Home | About | Sematext search-lucene.com search-hadoop.com
 Search Hadoop and all its subprojects:

Switch to Threaded View
HBase >> mail # user >> How to speedup Hbase query throughput

Copy link to this message
Re: How to speedup Hbase query throughput
This why I asked you earlier about how you were generating your user ids.

You're not going to get a good distribution.

First, random numbers usually aren't that random.

How many users do you want to simulate?
Try this...
Create n number of type 5 uuids. These are uuids that have been generated, then hashed using a SHA-1hashing algo, and then truncated to the right number of bits.

This will give you a more realistic random distribution of user ids. Note that you will have to remember the user ids! It will also be alpha numeric.
Then you can use your 'month' as part of your key. However... I have to question your design again. Your billing by months means that you will only have 12 months of data and the data generation really isn't random. Meaning you don't generate your data out of sequence.

Just a suggestion... It sounds like you're trying to simulate queries where users get created mid stream and don't always stick around. So when you create a user, you can also simulate his start/join date and his end date and then generate his 'billing' information. I would suggest that instead of using a random number for billing month that you actually create your own time stamp...

I am also assuming that you are generating the data first and then running queries against a static data set?

If this is true, and you create both the uuids and then the billing data, you'll get a better random data set that is going to be more realistic...

Having said all of this...

You have a couple of options..

First you can make your key month+userid, assuming you only have 12 months of data.
Or you can make your key userid+month. This has the additional benefit of collocating your user's data.

Or you could choose a third option....
You are trying to retrieve a user's billing data. This could be an object. So you could store the bill as a column in a table where the column id is the timestamp of the bill.

If you want the last date first, you can do a simple trick... If you are using months... make the column id 99 - the month so that your data is in reverse order.
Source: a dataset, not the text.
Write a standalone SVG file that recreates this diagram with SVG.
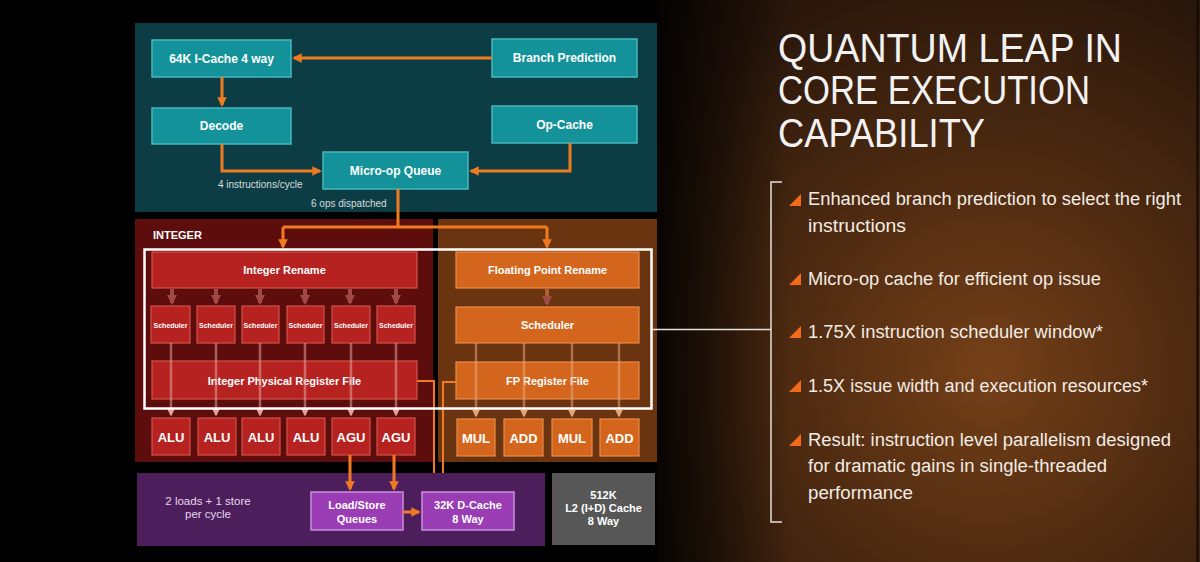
<svg xmlns="http://www.w3.org/2000/svg" width="1200" height="562" viewBox="0 0 1200 562">
<defs>
<radialGradient id="glow" gradientUnits="userSpaceOnUse" cx="990" cy="370" r="620">
<stop offset="0" stop-color="#754018"/>
<stop offset="0.3" stop-color="#512c11"/>
<stop offset="0.65" stop-color="#2a170b"/>
<stop offset="1" stop-color="#0e0805"/>
</radialGradient>
<linearGradient id="fade" gradientUnits="userSpaceOnUse" x1="655" y1="0" x2="790" y2="0">
<stop offset="0" stop-color="#000" stop-opacity="0.85"/>
<stop offset="1" stop-color="#000" stop-opacity="0"/>
</linearGradient>
<marker id="ah" viewBox="0 0 10 10" refX="8" refY="5" markerWidth="3.2" markerHeight="3.2" orient="auto" markerUnits="strokeWidth">
<path d="M0,0 L10,5 L0,10 z" fill="#f07a22"/>
</marker>
<marker id="ahg" viewBox="0 0 10 10" refX="8" refY="5" markerWidth="2.6" markerHeight="2.6" orient="auto" markerUnits="strokeWidth">
<path d="M0,0 L10,5 L0,10 z" fill="#a04a48"/>
</marker>
<marker id="ahl" viewBox="0 0 10 10" refX="8" refY="5" markerWidth="3" markerHeight="3" orient="auto" markerUnits="strokeWidth">
<path d="M0,0 L10,5 L0,10 z" fill="#e3a09c"/>
</marker>
<marker id="ahf" viewBox="0 0 10 10" refX="8" refY="5" markerWidth="3" markerHeight="3" orient="auto" markerUnits="strokeWidth">
<path d="M0,0 L10,5 L0,10 z" fill="#e6a57a"/>
</marker>
<style>
.lbl{font-family:"Liberation Sans",Arial,sans-serif;font-weight:bold;fill:#ffffff;text-anchor:middle;dominant-baseline:central}
.t12{font-size:12px}
.t11{font-size:11px}
.t13{font-size:13px}
.t7{font-size:7px}
.note{font-family:"Liberation Sans",Arial,sans-serif;font-size:10px;fill:#d6dede}
.teal{fill:#13929a;stroke:#46b7bd;stroke-width:1.5}
.red{fill:#b62220;stroke:#d4524c;stroke-width:1.2}
.fp{fill:#d3661c;stroke:#eb8b4a;stroke-width:1.2}
.pur{fill:#9a3cb3;stroke:#cb8ddb;stroke-width:1.5}
.oc{fill:none;stroke:#f07a22;stroke-width:3}
.oct{fill:none;stroke:#f07a22;stroke-width:2}
.gc{fill:none;stroke:#a04a48;stroke-width:4}
.lc{fill:none;stroke:#e3a09c;stroke-opacity:0.55;stroke-width:2.5}
.fc{fill:none;stroke:#e6a57a;stroke-opacity:0.55;stroke-width:2.5}
.title{font-family:"Liberation Sans",Arial,sans-serif;font-size:40px;fill:#f2f2f2}
.bul{font-family:"Liberation Sans",Arial,sans-serif;font-size:18px;fill:#f2ece6}
.tri{fill:#f26a1b}
</style>
</defs>

<!-- background -->
<rect x="0" y="0" width="1200" height="562" fill="url(#glow)"/>
<rect x="655" y="0" width="140" height="562" fill="url(#fade)"/>
<rect x="0" y="0" width="657" height="562" fill="#000"/>
<line x1="1197.5" y1="0" x2="1197.5" y2="562" stroke="#120a05" stroke-width="2"/>

<!-- panels -->
<g id="frontend-panel"><rect x="135" y="23" width="522" height="189" fill="#0d3d44"/></g>
<g id="integer-panel">
<rect x="135" y="219" width="298" height="243" fill="#5c0d0c"/>
<text x="153" y="235" class="lbl t11" style="text-anchor:start">INTEGER</text>
</g>
<g id="fp-panel"><rect x="438" y="219" width="219" height="243" fill="#6a3410"/></g>
<g id="ls-panel">
<rect x="137" y="473" width="408" height="73" fill="#4c1f5c"/>
<text x="208" y="501" class="note" style="font-size:11.5px;fill:#e6d6ec;text-anchor:middle;dominant-baseline:central">2 loads + 1 store</text>
<text x="208" y="514" class="note" style="font-size:11.5px;fill:#e6d6ec;text-anchor:middle;dominant-baseline:central">per cycle</text>
</g>

<!-- front-end nodes -->
<g id="icache"><rect x="152" y="40" width="139" height="37" class="teal"/><text x="221.5" y="58.5" class="lbl t12">64K I-Cache 4 way</text></g>
<g id="branch"><rect x="492" y="39" width="145" height="38" class="teal"/><text x="564.5" y="58" class="lbl t12">Branch Prediction</text></g>
<g id="decode"><rect x="152" y="108" width="139" height="36" class="teal"/><text x="221.5" y="126" class="lbl t12">Decode</text></g>
<g id="opcache"><rect x="492" y="106" width="145" height="37" class="teal"/><text x="564.5" y="124.5" class="lbl t12">Op-Cache</text></g>
<g id="uopq"><rect x="323" y="152" width="145" height="37" class="teal"/><text x="395.5" y="171" class="lbl t12">Micro-op Queue</text></g>

<!-- integer nodes -->
<g id="int-rename"><rect x="152" y="252" width="265" height="36" class="red"/><text x="284.5" y="270" class="lbl t11">Integer Rename</text></g>
<g id="sched1"><rect x="151" y="306" width="39" height="37" class="red"/><text x="170.5" y="325" class="lbl t7">Scheduler</text></g>
<g id="sched2"><rect x="197" y="306" width="38" height="37" class="red"/><text x="216" y="325" class="lbl t7">Scheduler</text></g>
<g id="sched3"><rect x="242" y="306" width="37" height="37" class="red"/><text x="260.5" y="325" class="lbl t7">Scheduler</text></g>
<g id="sched4"><rect x="287" y="306" width="37" height="37" class="red"/><text x="305.5" y="325" class="lbl t7">Scheduler</text></g>
<g id="sched5"><rect x="332" y="306" width="38" height="37" class="red"/><text x="351" y="325" class="lbl t7">Scheduler</text></g>
<g id="sched6"><rect x="377" y="306" width="38" height="37" class="red"/><text x="396" y="325" class="lbl t7">Scheduler</text></g>
<g id="int-prf"><rect x="152" y="361" width="265" height="38" class="red"/><text x="284.5" y="380.5" class="lbl t11">Integer Physical Register File</text></g>
<g id="alu1"><rect x="152" y="418" width="38" height="37" class="red"/><text x="171" y="437" class="lbl t13">ALU</text></g>
<g id="alu2"><rect x="198" y="418" width="38" height="37" class="red"/><text x="217" y="437" class="lbl t13">ALU</text></g>
<g id="alu3"><rect x="242" y="418" width="38" height="37" class="red"/><text x="261" y="437" class="lbl t13">ALU</text></g>
<g id="alu4"><rect x="287" y="418" width="38" height="37" class="red"/><text x="306" y="437" class="lbl t13">ALU</text></g>
<g id="agu1"><rect x="332" y="418" width="38" height="37" class="red"/><text x="351" y="437" class="lbl t13">AGU</text></g>
<g id="agu2"><rect x="377" y="418" width="38" height="37" class="red"/><text x="396" y="437" class="lbl t13">AGU</text></g>

<!-- fp nodes -->
<g id="fp-rename"><rect x="456" y="252" width="183" height="36" class="fp"/><text x="547.5" y="270" class="lbl t11">Floating Point Rename</text></g>
<g id="fp-sched"><rect x="456" y="307" width="183" height="36" class="fp"/><text x="547.5" y="325" class="lbl t11">Scheduler</text></g>
<g id="fp-rf"><rect x="456" y="362" width="183" height="37" class="fp"/><text x="547.5" y="380.5" class="lbl t11">FP Register File</text></g>
<g id="mul1"><rect x="457" y="419" width="38" height="37" class="fp"/><text x="476" y="438" class="lbl t13">MUL</text></g>
<g id="add1"><rect x="504" y="419" width="39" height="37" class="fp"/><text x="523.5" y="438" class="lbl t13">ADD</text></g>
<g id="mul2"><rect x="552" y="419" width="40" height="37" class="fp"/><text x="572" y="438" class="lbl t13">MUL</text></g>
<g id="add2"><rect x="600" y="419" width="39" height="37" class="fp"/><text x="619.5" y="438" class="lbl t13">ADD</text></g>

<!-- load/store nodes -->
<g id="lsq"><rect x="311" y="492" width="92" height="38" class="pur"/><text x="357" y="505" class="lbl t11">Load/Store</text><text x="357" y="519" class="lbl t11">Queues</text></g>
<g id="dcache"><rect x="422" y="492" width="92" height="38" class="pur"/><text x="468" y="505" class="lbl t11">32K D-Cache</text><text x="468" y="519" class="lbl t11">8 Way</text></g>
<g id="l2"><rect x="552" y="473" width="103" height="72" fill="#575757"/><text x="603.5" y="495" class="lbl t11">512K</text><text x="603.5" y="508" class="lbl t11">L2 (I+D) Cache</text><text x="603.5" y="521" class="lbl t11">8 Way</text></g>

<!-- connectors -->
<g id="connectors">
<line x1="492" y1="58" x2="294" y2="58" class="oc" marker-end="url(#ah)"/>
<line x1="222" y1="77" x2="222" y2="105" class="oc" marker-end="url(#ah)"/>
<polyline points="222,144 222,171 320,171" class="oc" marker-end="url(#ah)"/>
<polyline points="570,143 570,171 471,171" class="oc" marker-end="url(#ah)"/>
<polyline points="398,189 398,227" class="oc"/>
<polyline points="283,227 547,227" class="oc"/>
<line x1="283" y1="227" x2="283" y2="247" class="oc" marker-end="url(#ah)"/>
<line x1="547" y1="227" x2="547" y2="247" class="oc" marker-end="url(#ah)"/>
<text x="218" y="184" class="note" style="dominant-baseline:central">4 instructions/cycle</text>
<text x="311" y="203" class="note" style="dominant-baseline:central">6 ops dispatched</text>

<line x1="172" y1="289" x2="172" y2="303" class="gc" marker-end="url(#ahg)"/>
<line x1="216" y1="289" x2="216" y2="303" class="gc" marker-end="url(#ahg)"/>
<line x1="260" y1="289" x2="260" y2="303" class="gc" marker-end="url(#ahg)"/>
<line x1="305" y1="289" x2="305" y2="303" class="gc" marker-end="url(#ahg)"/>
<line x1="350" y1="289" x2="350" y2="303" class="gc" marker-end="url(#ahg)"/>
<line x1="396" y1="289" x2="396" y2="303" class="gc" marker-end="url(#ahg)"/>
<line x1="547" y1="289" x2="547" y2="304" class="gc" style="stroke:#b0602e" marker-end="url(#ahg)"/>

<line x1="171" y1="343" x2="171" y2="415" class="lc" marker-end="url(#ahl)"/>
<line x1="216" y1="343" x2="216" y2="415" class="lc" marker-end="url(#ahl)"/>
<line x1="260" y1="343" x2="260" y2="415" class="lc" marker-end="url(#ahl)"/>
<line x1="305" y1="343" x2="305" y2="415" class="lc" marker-end="url(#ahl)"/>
<line x1="351" y1="343" x2="351" y2="415" class="lc" marker-end="url(#ahl)"/>
<line x1="396" y1="343" x2="396" y2="415" class="lc" marker-end="url(#ahl)"/>
<line x1="476" y1="343" x2="476" y2="416" class="fc" marker-end="url(#ahf)"/>
<line x1="524" y1="343" x2="524" y2="416" class="fc" marker-end="url(#ahf)"/>
<line x1="572" y1="343" x2="572" y2="416" class="fc" marker-end="url(#ahf)"/>
<line x1="619" y1="343" x2="619" y2="416" class="fc" marker-end="url(#ahf)"/>

<polyline points="417,381 434,381 434,473" class="oct"/>
<polyline points="456,382 443,382 443,473" class="oct"/>
<line x1="350" y1="455" x2="350" y2="489" class="oc" marker-end="url(#ah)"/>
<line x1="394" y1="455" x2="394" y2="489" class="oc" marker-end="url(#ah)"/>
<line x1="403" y1="512" x2="419" y2="512" class="oc" marker-end="url(#ah)"/>

<rect x="144.5" y="249.5" width="507" height="159" fill="none" stroke="#ffffff" stroke-width="2.5"/>
<line x1="652" y1="329.5" x2="771" y2="329.5" stroke="#e8e0da" stroke-width="1.5"/>
<polyline points="782,182 771,182 771,522 782,522" fill="none" stroke="#e8e0da" stroke-width="1.5"/>
</g>

<!-- title -->
<g id="title">
<text x="778" y="62" class="title" textLength="344" lengthAdjust="spacingAndGlyphs">QUANTUM LEAP IN</text>
<text x="778" y="104" class="title" textLength="312" lengthAdjust="spacingAndGlyphs">CORE EXECUTION</text>
<text x="778" y="147" class="title" textLength="207" lengthAdjust="spacingAndGlyphs">CAPABILITY</text>
</g>

<!-- bullets -->
<g id="bullets">
<polygon points="789,206 801,206 801,194" class="tri"/>
<text x="808" y="205" class="bul" textLength="373" lengthAdjust="spacingAndGlyphs">Enhanced branch prediction to select the right</text>
<text x="808" y="232" class="bul" textLength="98" lengthAdjust="spacingAndGlyphs">instructions</text>
<polygon points="789,285 801,285 801,273" class="tri"/>
<text x="808" y="285" class="bul" textLength="293" lengthAdjust="spacingAndGlyphs">Micro-op cache for efficient op issue</text>
<polygon points="789,338 801,338 801,326" class="tri"/>
<text x="808" y="338" class="bul" textLength="295" lengthAdjust="spacingAndGlyphs">1.75X instruction scheduler window*</text>
<polygon points="789,392 801,392 801,380" class="tri"/>
<text x="808" y="392" class="bul" textLength="340" lengthAdjust="spacingAndGlyphs">1.5X issue width and execution resources*</text>
<polygon points="789,446 801,446 801,434" class="tri"/>
<text x="808" y="446" class="bul" textLength="363" lengthAdjust="spacingAndGlyphs">Result: instruction level parallelism designed</text>
<text x="808" y="472" class="bul" textLength="299" lengthAdjust="spacingAndGlyphs">for dramatic gains in single-threaded</text>
<text x="808" y="499" class="bul" textLength="105" lengthAdjust="spacingAndGlyphs">performance</text>
</g>
</svg>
Sent from a remote device. Please excuse any typos...

Mike Segel

On May 19, 2011, at 7:08 PM, Weihua JIANG <[EMAIL PROTECTED]> wrote:

> Sorry for missing the background.
> We assume user is more interested in his latest bills than his old
> bills. Thus, the query generator is worked as below:
> 1. randomly generate a number and reverse it as user id.
> 2. randomly generate a prioritied month based on the above assumpation.
> 3. ask HBase to query this user + month.
> Thanks
> Weihua
> 2011/5/20 Matt Corgan <[EMAIL PROTECTED]>:
>> I think i traced this to a bug in my compaction scheduler that would have
>> missed scheduling about half the regions, hence the 240gb vs 480gb.  To
>> confirm: major compaction will always run when asked, even if the region is
>> already major compacted, the table settings haven't changed, and it was last
>> major compacted on that same server.  [potential hbase optimization here for
>> clusters with many cold regions].  So my theory about not localizing blocks
>> is false.
>> Weihua - why do you think your throughput doubled when you went from
>> user+month to month+user keys?  Are your queries using an even distribution
>> of months?  I'm not exactly clear on your schema or query pattern.
>> On Thu, May 19, 2011 at 8:39 AM, Joey Echeverria <[EMAIL PROTECTED]> wrote:
>>> I'm surprised the major compactions didn't balance the cluster better.
>>> I wonder if you've stumbled upon a bug in HBase that's causing it to
>>> leak old HFiles.
>>> Is the total amount of data in HDFS what you expect?
>>> -Joey
>>> On Thu, May 19, 2011 at 8:35 AM, Matt Corgan <[EMAIL PROTECTED]> wrote:
>>>> that's right
>>>> On Thu, May 19, 2011 at 8:23 AM, Joey Echeverria <[EMAIL PROTECTED]>
>>> wrote:
>>>>> Am I right to assume that all of your data is in HBase, ie you don't
>>>>> keep anything in just HDFS files?